Skate back in time with Venture’s ‘Xanadu’
As musicals go, “Xanadu” has all the typical features: dance numbers, a spectacular finale, a rocking band, and lots of singing. But throw in the kicker — roller skates — and you’ve got some interesting challenges for director Sarah Butts.
For example, how do you get the cast into roller skates without a rash of mishaps like twisted ankles and performers flying out into the audience? The answer: practice, practice, practice.
“Xanadu” opens the season at Venture Theatre on Friday, Aug. 19, at 8 p.m. and runs through Sunday, Sept. 11.
It helps that some of the local roller derby ladies took lead Rachel Sitzman under their wing. Venture returned the favor and will feature trick skaters on stage in the finale.
Sitzman, who plays the Greek muse Kira, said she initially had some struggles on the skates. After a few lessons at Skate World, she’s pirouetting all over the place.
“Day one, it was freaky. Now, I’m comfortable,” Sitzman said during a recent rehearsal.
She is paired with Kelly Martin, who plays Sonny, a sweet, if simple, artist whose big dream is to create the first Roller Disco. Hey, it’s 1980.
The stage production is a parody of the 1980 film starring Olivia Newton-John. The film flopped, but it eventually gained cult status. The Broadway spoof, though, experienced immediate success, receiving four Tony Award nominations in 2008, including one for Best Musical.

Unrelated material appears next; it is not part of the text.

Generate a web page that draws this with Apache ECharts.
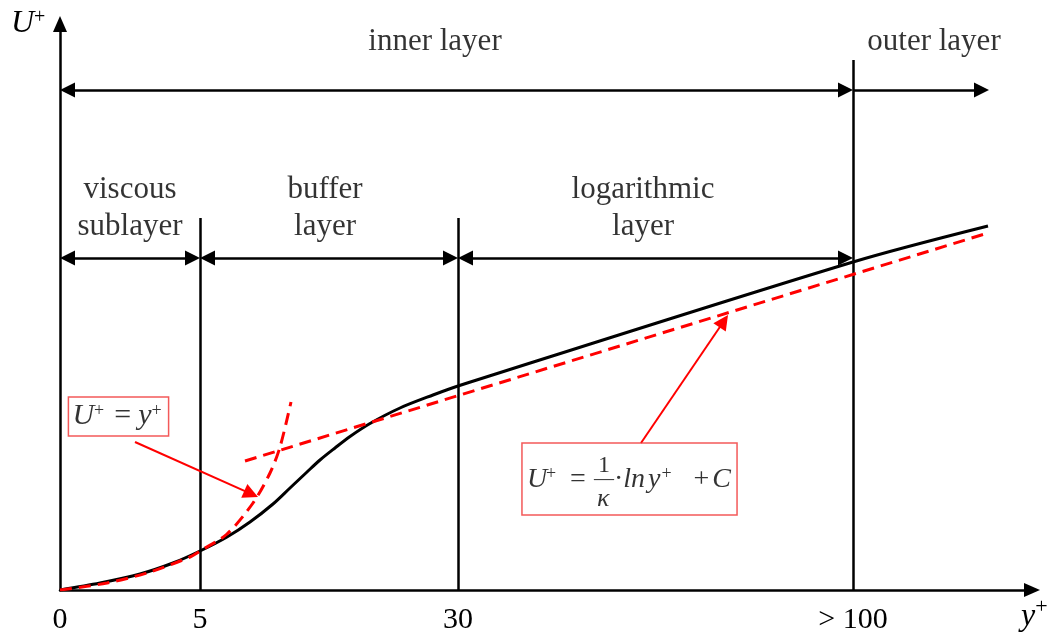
<!DOCTYPE html>
<html>
<head>
<meta charset="utf-8">
<script src="https://cdn.jsdelivr.net/npm/echarts@6/dist/echarts.min.js"></script>
<style>html,body{margin:0;padding:0;background:#fff}#c{width:1052px;height:637px}</style>
</head>
<body>
<div id="c"></div>
<script>
// ---- Schematic data (abstract position units along each axis) ----
const tickPositions = [0, 14, 39.8, 79.3];
const tickLabels = ['0', '5', '30', '> 100'];

// measured velocity profile U+ (black solid)
const profileX = [0, 4, 8, 11.3, 14, 16.7, 19, 21.3, 23, 24.7, 26, 27.5, 29, 31, 34, 37.3, 39.8, 79.3, 92.8];
const profileY = [0, 0.7, 1.6, 2.7, 3.9, 5.3, 6.8, 8.6, 10.2, 11.8, 13.0, 14.2, 15.35, 16.65, 18.2, 19.5, 20.4, 32.8, 36.4];

// viscous law U+ = y+ (red dashed)
const viscousX = [0, 4.7, 9, 13, 14, 16.7, 19.3, 21, 22, 23.1];
const viscousY = [0, 0.7, 1.8, 3.3, 3.9, 5.6, 8.7, 11.7, 14.3, 18.8];

// log law (red dashed)
const logLawX = [18.5, 92.8];
const logLawY = [12.9, 35.7];

// region dividers
const dividerX = [14, 39.8, 79.3];
const dividerTop = [37.2, 37.2, 53];

// region arrows and labels
const regionBounds = [0, 14, 39.8, 79.3];
const regionArrowY = 33.2;
const regionNames = ['viscous\nsublayer', 'buffer\nlayer', 'logarithmic\nlayer'];
const regionLabelX = [7.0, 26.5, 58.3];
const regionLabelY = 38.2;

// layer arrows and labels
const innerBounds = [0, 79.3];
const outerBounds = [79.3, 92.9];
const layerArrowY = 50;
const layerNames = ['inner layer', 'outer layer'];
const layerLabelX = [37.5, 87.4];
const layerLabelY = 54.85;

// annotation boxes and pointer arrows
const viscousBoxAt = [5.85, 17.35];
const viscousPointer = [[7.5, 14.8], [19.8, 9.3]];
const logBoxAt = [56.95, 11.1];
const logPointer = [[58.1, 14.7], [66.8, 27.5]];

// ---- build ----
const XMAX = 97.2, YMAX = 56.6;
const ARROW = 15;            // px
const HALF = ARROW / 2 / 10; // in units (10 px per unit)
const SERIF = 'Liberation Serif';
const RED = '#ff0000';

function pair(xs, ys) { return xs.map((x, i) => [x, ys[i]]); }
function towards(p, q, d) {
  const dx = q[0] - p[0], dy = q[1] - p[1];
  const L = Math.hypot(dx, dy);
  return [q[0] - dx / L * d, q[1] - dy / L * d];
}
function dbl(a, b, y) { return { coords: [[a + HALF, y], [b - HALF, y]] }; }

const regionArrows = [];
for (let i = 0; i < regionBounds.length - 1; i++) {
  regionArrows.push(dbl(regionBounds[i], regionBounds[i + 1], regionArrowY));
}
regionArrows.push(dbl(innerBounds[0], innerBounds[1], layerArrowY));

const outerArrow = [{ coords: [[outerBounds[0], layerArrowY], [outerBounds[1] - HALF, layerArrowY]] }];

const pointers = [viscousPointer, logPointer].map(p => ({ coords: [p[0], towards(p[0], p[1], HALF)] }));

const textItems = [];
regionNames.forEach((n, i) => textItems.push({ value: [regionLabelX[i], regionLabelY], name: n }));
layerNames.forEach((n, i) => textItems.push({ value: [layerLabelX[i], layerLabelY], name: n }));

function tok(size, extra) {
  return Object.assign({ fontFamily: SERIF, fontSize: size, color: '#000', align: 'left' }, extra || {});
}

const viscousBox = {
  value: viscousBoxAt,
  label: {
    show: true, position: 'inside',
    formatter: '{U|U}{s|+}{eq|=}{y|y}{s|+}',
    borderColor: '#f03030', borderWidth: 1.5,
    padding: [3, 7, 3, 4],
    rich: {
      U: tok(30, { fontStyle: 'italic', lineHeight: 33 }),
      s: tok(18, { lineHeight: 33, padding: [0, 0, 11, 0] }),
      eq: tok(30, { lineHeight: 33, padding: [0, 7, 0, 10] }),
      y: tok(30, { fontStyle: 'italic', lineHeight: 33 })
    }
  }
};

const logBox = {
  value: logBoxAt,
  label: {
    show: true, position: 'inside',
    formatter: '{g1| }{num|1}\n{U|U}{s|+}{eq|=}{bar|—}{dot|·}{ln|ln}{y|y}{s2|+}{pl|+}{C|C}\n{g3| }{kap|κ}',
    borderColor: '#f03030', borderWidth: 1.5,
    padding: [16, 6, 4, 5],
    rich: {
      g1: tok(10, { width: 67, lineHeight: 14 }),
      num: tok(24, { lineHeight: 14, padding: [0, 0, 0, 4] }),
      U: tok(28, { fontStyle: 'italic', lineHeight: 14, width: 19 }),
      s: tok(18, { lineHeight: 14, padding: [0, 0, 11, 0] }),
      eq: tok(28, { lineHeight: 14, padding: [0, 8, 0, 14] }),
      bar: tok(20, { lineHeight: 14 }),
      dot: tok(28, { lineHeight: 14 }),
      ln: tok(28, { fontStyle: 'italic', lineHeight: 14, padding: [0, 3, 0, 0] }),
      y: tok(28, { fontStyle: 'italic', lineHeight: 14 }),
      s2: tok(18, { lineHeight: 14, padding: [0, 8, 11, 1] }),
      pl: tok(28, { lineHeight: 14, padding: [0, 3, 0, 14] }),
      C: tok(28, { fontStyle: 'italic', lineHeight: 14 }),
      g3: tok(10, { width: 67, lineHeight: 24 }),
      kap: tok(26, { fontStyle: 'italic', lineHeight: 24, padding: [0, 0, 0, 3] })
    }
  }
};

const axisArrowLine = { show: true, symbol: ['none', 'triangle'], symbolSize: [14, 16], lineStyle: { color: '#000', width: 2.5 } };

const option = {
  animation: false,
  backgroundColor: '#fff',
  grid: { left: 60, right: 20, top: 24, bottom: 47, containLabel: false, outerBoundsMode: 'none' },
  xAxis: {
    type: 'value', min: 0, max: XMAX,
    axisLine: axisArrowLine,
    axisTick: { show: false },
    splitLine: { show: false },
    axisLabel: {
      customValues: tickPositions,
      formatter: v => { const i = tickPositions.indexOf(v); return i >= 0 ? tickLabels[i] : ''; },
      fontFamily: SERIF, fontSize: 30, color: '#000', margin: 15
    }
  },
  yAxis: {
    type: 'value', min: 0, max: YMAX,
    axisLine: axisArrowLine,
    axisTick: { show: false },
    splitLine: { show: false },
    axisLabel: { show: false }
  },
  graphic: [
    { type: 'text', x: 11, y: 24, style: { text: '{U|U}{s|+}', verticalAlign: 'middle', align: 'left',
      rich: { U: { fontFamily: SERIF, fontSize: 32, fontStyle: 'italic', lineHeight: 34, fill: '#000' },
              s: { fontFamily: SERIF, fontSize: 20, lineHeight: 34, padding: [0, 0, 12, 0], fill: '#000' } } } },
    { type: 'text', x: 1021, y: 617, style: { text: '{y|y}{s|+}', verticalAlign: 'middle', align: 'left',
      rich: { y: { fontFamily: SERIF, fontSize: 32, fontStyle: 'italic', lineHeight: 34, fill: '#000' },
              s: { fontFamily: SERIF, fontSize: 22, lineHeight: 34, padding: [0, 0, 20, 0], fill: '#000' } } } }
  ],
  series: [
    { type: 'lines', coordinateSystem: 'cartesian2d', symbol: 'none', silent: true, z: 2,
      lineStyle: { color: '#000', width: 2.5, opacity: 1 },
      data: dividerX.map((x, i) => ({ coords: [[x, 0], [x, dividerTop[i]]] })) },
    { type: 'lines', coordinateSystem: 'cartesian2d', symbol: ['triangle', 'triangle'], symbolSize: ARROW, silent: true, z: 2,
      lineStyle: { color: '#000', width: 2.5, opacity: 1 }, itemStyle: { color: '#000' },
      data: regionArrows },
    { type: 'lines', coordinateSystem: 'cartesian2d', symbol: ['none', 'triangle'], symbolSize: ARROW, silent: true, z: 2,
      lineStyle: { color: '#000', width: 2.5, opacity: 1 }, itemStyle: { color: '#000' },
      data: outerArrow },
    { type: 'line', data: pair(profileX, profileY), smooth: 0.3, showSymbol: false, silent: true, z: 3,
      lineStyle: { color: '#000', width: 3 } },
    { type: 'line', data: pair(viscousX, viscousY), smooth: 0.3, showSymbol: false, silent: true, z: 4,
      lineStyle: { color: RED, width: 3, type: [12, 7] } },
    { type: 'line', data: pair(logLawX, logLawY), showSymbol: false, silent: true, z: 4,
      lineStyle: { color: RED, width: 3, type: [12, 7] } },
    { type: 'lines', coordinateSystem: 'cartesian2d', symbol: ['none', 'triangle'], symbolSize: ARROW, silent: true, z: 5,
      lineStyle: { color: RED, width: 2, opacity: 1 }, itemStyle: { color: RED },
      data: pointers },
    { type: 'scatter', symbolSize: 0, silent: true, z: 6,
      data: textItems,
      label: { show: true, position: 'inside', formatter: p => p.name,
        fontFamily: SERIF, fontSize: 31, color: '#000', lineHeight: 37 } },
    { type: 'scatter', symbolSize: 0, silent: true, z: 6, data: [viscousBox, logBox] }
  ]
};
const chart = echarts.init(document.getElementById('c'));
chart.setOption(option);
</script>
</body>
</html>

Set to the music of Electric Light Orchestra, the show follows a script by Douglas Carter Beane, one of Broadway’s master storytellers.
“You don’t realize how much of this music you’ll know until you hear the show,” Martin said. “Songs like ‘Magic’ and ‘Evil Woman.’ It’s really great stuff.”
Butts said it’s all light-hearted fun.
“The challenge of this show is to never take yourself seriously,” Butts said. “It’s pure fun. And my cast has jumped right into the fray. I have fabulous voices in the cast, but it is the pure joy on stage that makes this show such a blast.”
The message in the show is to find the joy in your life. For Sonny, it’s a Roller Disco. For Kira, it’s Sonny.
The play follows Kira as she descends from Mount Olympus to Venice Beach, Calif., to a land filled with leg warmers, muscle shirts, big hairdos, and lots of pink sparkles. When Kira falls into forbidden love with the mortal she’s trying to help, her jealous sisters, played by Christie Anderson, Amy Logan, Tiffany Melia, Kevin Schweigert, Lynette Tedlund, and Patrick Wilson, take advantage of the situation. Logan does double-duty as musical director and Wendy Carlin choreographs.
During rehearsal last week, Melia worked with her fellow muses to get the steps down on one of the fast-paced disco numbers in the show.
“Put some hips into it,” Melia said. “Have some fun.”
And it looked like they took the advice to heart.